Rees Thomas

Personal information
- Full name: Rees Thomas
- Date of birth: 1 March 1934
- Place of birth: Penywaun, Wales
- Date of death: 6 November 2017 (aged 83)
- Height: 5 ft 8 in (1.73 m)
- Position: Right back

Youth career
- Penywaun Royal Stars
- 1949–19??: Brighton & Hove Albion
- 19??–1951: Cardiff City

Senior career*
- Years: Team / Apps / (Gls)
- 1951–1956: Cardiff City / 0 / (0)
- 1953: → Torquay United (loan) / 1 / (0)
- 1956–1958: Brighton & Hove Albion / 31 / (1)
- 1958–1959: Bournemouth & Boscombe Athletic / 48 / (0)
- 1959–1961: Portsmouth / 30 / (0)
- 1961–1964: Aldershot / 103 / (2)
- 1964–19??: Hereford United

= Rees Thomas (footballer) =

Welsh footballer

Rees Thomas (3 January 1934 – 6 November 2017) was a Welsh professional footballer who played as a right back in the Football League for Torquay United, Brighton & Hove Albion, Bournemouth & Boscombe Athletic, Portsmouth and Aldershot.

==Life and career==
Thomas was born in 1934 in Penywaun and attended the Gadlys School in Aberdare. He captained the Wales schoolboys representative team. When he left school, he joined Brighton & Hove Albion, but soon returned to Wales where he signed for Cardiff City as a junior. He turned professional in January 1951, and remained with the club for five more years, but never played for their league team. For some of that time, he was engaged on National Service duties with the RAF, and he also spent a spell on loan at Torquay United, with whom he made his Football League debut in 1953.

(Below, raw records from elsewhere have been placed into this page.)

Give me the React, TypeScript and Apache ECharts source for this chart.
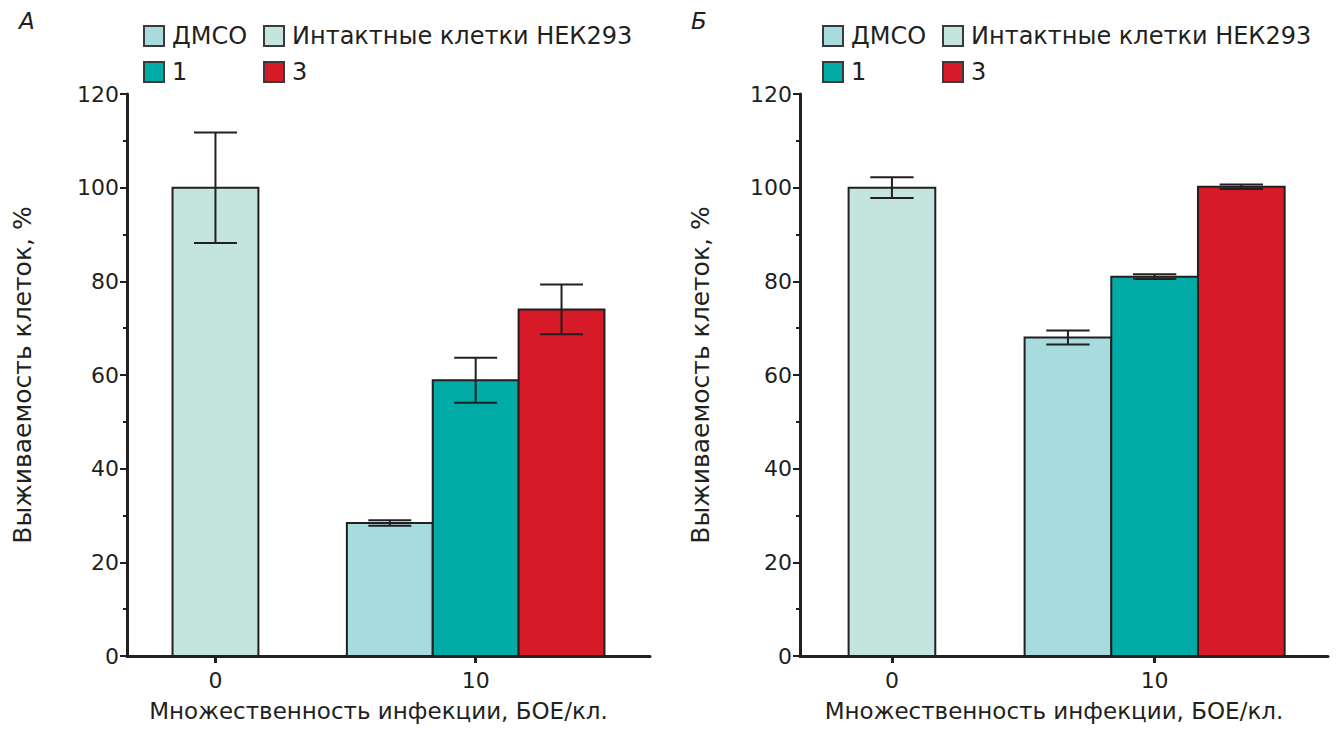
import React, { useEffect, useRef } from "react";
import * as echarts from "echarts";

// ---- data (x = multiplicity of infection, value = viability %, err = error) ----
const xTicks = [0, 10];
const yMax = 120;
const yStep = 20;
const seriesNames = ["ДМСО", "Интактные клетки НЕК293", "1", "3"];

// Panel А
const dmsoA = [[10, 28.4, 0.6]];
const intactA = [[0, 100.0, 11.8]];
const cmpd1A = [[10, 58.9, 4.8]];
const cmpd3A = [[10, 74.0, 5.3]];

// Panel Б
const dmsoB = [[10, 68.0, 1.5]];
const intactB = [[0, 100.0, 2.2]];
const cmpd1B = [[10, 81.0, 0.5]];
const cmpd3B = [[10, 100.2, 0.5]];

const panelTitles = ["А", "Б"];
const yAxisTitle = "Выживаемость клеток, %";
const xAxisTitle = "Множественность инфекции, БОЕ/кл.";

// ---- styles ----
const INK = "#231f20";
const FONT = "DejaVu Sans";
const colors: Record<string, string> = {
  "ДМСО": "#a8dbde",
  "Интактные клетки НЕК293": "#c3e5de",
  "1": "#00aca5",
  "3": "#d71a28",
};
// slot offset (in bar widths) of each series around its x value
const slots: Record<string, number> = {
  "ДМСО": -1,
  "Интактные клетки НЕК293": 0,
  "1": 0,
  "3": 1,
};
const BAR_W = 3.3; // in x units

function makeSeries(name: string, data: number[][], gi: number) {
  const color = colors[name];
  const slot = slots[name];
  return {
    type: "custom",
    name,
    xAxisIndex: gi,
    yAxisIndex: gi,
    itemStyle: { color, borderColor: INK, borderWidth: 2 },
    data,
    renderItem: (params: any, api: any) => {
      const x = api.value(0);
      const v = api.value(1);
      const e = api.value(2);
      const w = api.size([BAR_W, 0])[0];
      const base = api.coord([x, 0]);
      const top = api.coord([x, v]);
      const hi = api.coord([x, v + e]);
      const lo = api.coord([x, v - e]);
      const cx = base[0] + slot * w;
      const capHalf = w / 4;
      const ls = { stroke: INK, lineWidth: 2 };
      return {
        type: "group",
        children: [
          {
            type: "rect",
            shape: { x: cx - w / 2, y: top[1], width: w, height: base[1] - top[1] },
            style: { fill: color, stroke: INK, lineWidth: 2 },
          },
          { type: "line", shape: { x1: cx, y1: hi[1], x2: cx, y2: lo[1] }, style: ls },
          { type: "line", shape: { x1: cx - capHalf, y1: hi[1], x2: cx + capHalf, y2: hi[1] }, style: ls },
          { type: "line", shape: { x1: cx - capHalf, y1: lo[1], x2: cx + capHalf, y2: lo[1] }, style: ls },
        ],
      };
    },
  };
}

function legendItem(name: string, left: number, top: number) {
  return {
    left,
    top,
    padding: 0,
    itemWidth: 20,
    itemHeight: 20,
    icon: "rect",
    selectedMode: false,
    textStyle: { fontFamily: FONT, fontSize: 24, color: INK, padding: [0, 0, 0, 3] },
    data: [
      {
        name,
        icon: "rect",
        itemStyle: { color: colors[name], borderColor: "#3a3a3a", borderWidth: 2 },
      },
    ],
  };
}

function xAxis(gi: number, min: number, max: number) {
  return {
    type: "value",
    gridIndex: gi,
    min,
    max,
    splitLine: { show: false },
    axisLine: { show: true, onZero: false, lineStyle: { color: INK, width: 3 } },
    axisTick: { show: true, customValues: xTicks, length: 7, lineStyle: { color: INK, width: 3 } },
    axisLabel: { customValues: xTicks, fontFamily: FONT, fontSize: 22, color: INK, margin: 13 },
    name: xAxisTitle,
    nameLocation: "middle",
    nameGap: 43,
    nameTextStyle: { fontFamily: FONT, fontSize: 23, color: INK, padding: [0, 20, 0, 0] },
  };
}

function yAxis(gi: number, gap: number) {
  return {
    type: "value",
    gridIndex: gi,
    min: 0,
    max: yMax,
    interval: yStep,
    splitLine: { show: false },
    axisLine: { show: true, onZero: false, lineStyle: { color: INK, width: 3 } },
    axisTick: { show: true, length: 7, lineStyle: { color: INK, width: 2 } },
    minorTick: { show: true, splitNumber: 2, length: 4, lineStyle: { color: INK, width: 2 } },
    axisLabel: { fontFamily: FONT, fontSize: 22, color: INK, margin: 8 },
    name: yAxisTitle,
    nameLocation: "middle",
    nameGap: gap,
    nameTextStyle: { fontFamily: FONT, fontSize: 25, color: INK },
  };
}

export default function App() {
  const ref = useRef<HTMLDivElement>(null);
  useEffect(() => {
    if (!ref.current) return;
    const chart = echarts.init(ref.current, undefined, { renderer: "svg" });
    chart.setOption({
      animation: false,
      backgroundColor: "#ffffff",
      title: [
        { text: panelTitles[0], left: 14, top: 4, textStyle: { fontFamily: FONT, fontSize: 23, fontStyle: "italic", fontWeight: "normal", color: INK } },
        { text: panelTitles[1], left: 686, top: 4, textStyle: { fontFamily: FONT, fontSize: 23, fontStyle: "italic", fontWeight: "normal", color: INK } },
      ],
      legend: [
        legendItem(seriesNames[0], 143, 24),
        legendItem(seriesNames[1], 263, 24),
        legendItem(seriesNames[2], 143, 60),
        legendItem(seriesNames[3], 263, 60),
        legendItem(seriesNames[0], 822, 24),
        legendItem(seriesNames[1], 942, 24),
        legendItem(seriesNames[2], 822, 60),
        legendItem(seriesNames[3], 942, 60),
      ],
      grid: [
        { left: 127, top: 94, width: 523, height: 562, containLabel: false },
        { left: 800, top: 94, width: 528, height: 562, containLabel: false },
      ],
      xAxis: [xAxis(0, -3.4, 16.7), xAxis(1, -3.5, 16.6)],
      yAxis: [yAxis(0, 92), yAxis(1, 87)],
      series: [
        makeSeries(seriesNames[0], dmsoA, 0),
        makeSeries(seriesNames[1], intactA, 0),
        makeSeries(seriesNames[2], cmpd1A, 0),
        makeSeries(seriesNames[3], cmpd3A, 0),
        makeSeries(seriesNames[0], dmsoB, 1),
        makeSeries(seriesNames[1], intactB, 1),
        makeSeries(seriesNames[2], cmpd1B, 1),
        makeSeries(seriesNames[3], cmpd3B, 1),
      ],
    });
    return () => chart.dispose();
  }, []);
  return (
    <div
      ref={ref}
      style={{ position: "fixed", left: 0, top: 0, width: 1342, height: 735, background: "#fff" }}
    />
  );
}
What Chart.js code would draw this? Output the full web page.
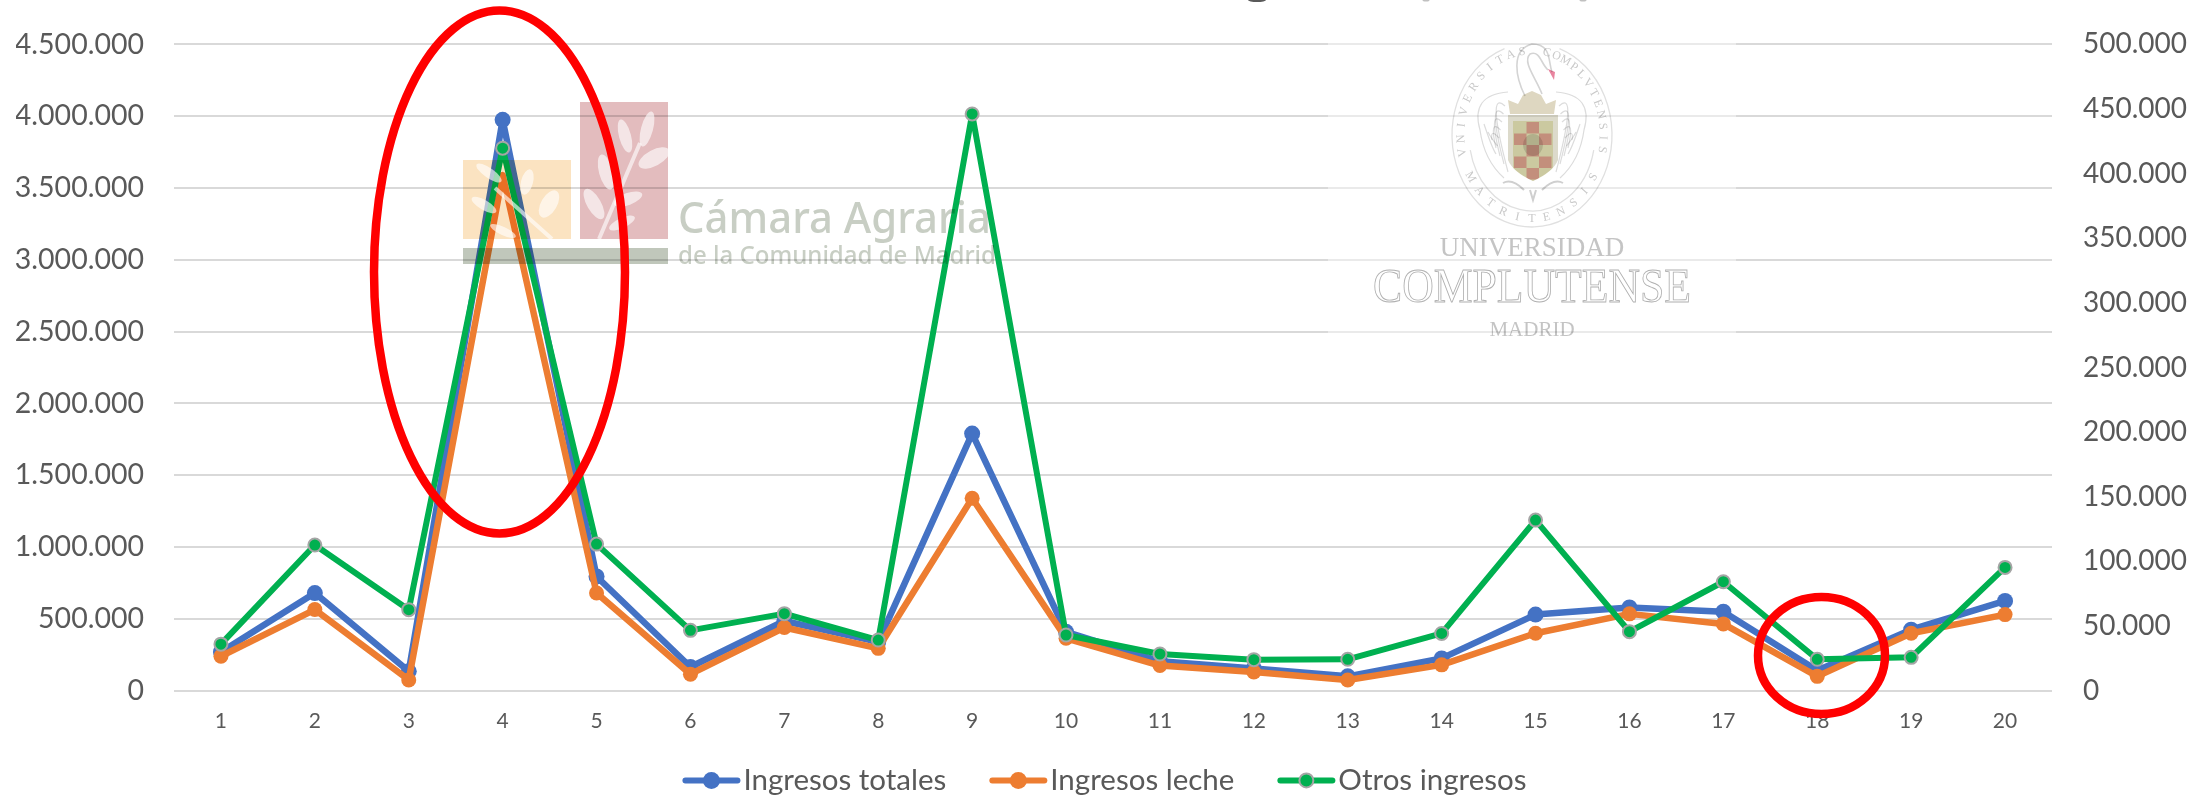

In June 1956, Thomas rejoined Brighton & Hove Albion. He had a run in the league side in his first season, but lost his place to Des Tennant, and moved on to Bournemouth & Boscombe Athletic in January 1958. His performances for Bournemouth earned him a move to Portsmouth of the Second Division, but he played only 30 matches over two seasons, the second of which ended in relegation to the third tier and Thomas was released. His last league club was Aldershot of the Fourth Division, where he made 103 league appearances over three seasons. He then played for Southern League club Hereford United.

Thomas and his wife, Ann, had three children. After retiring from football, he and his family settled in the Aberdare area where he worked as a postman. He died in 2017 at the age of 83.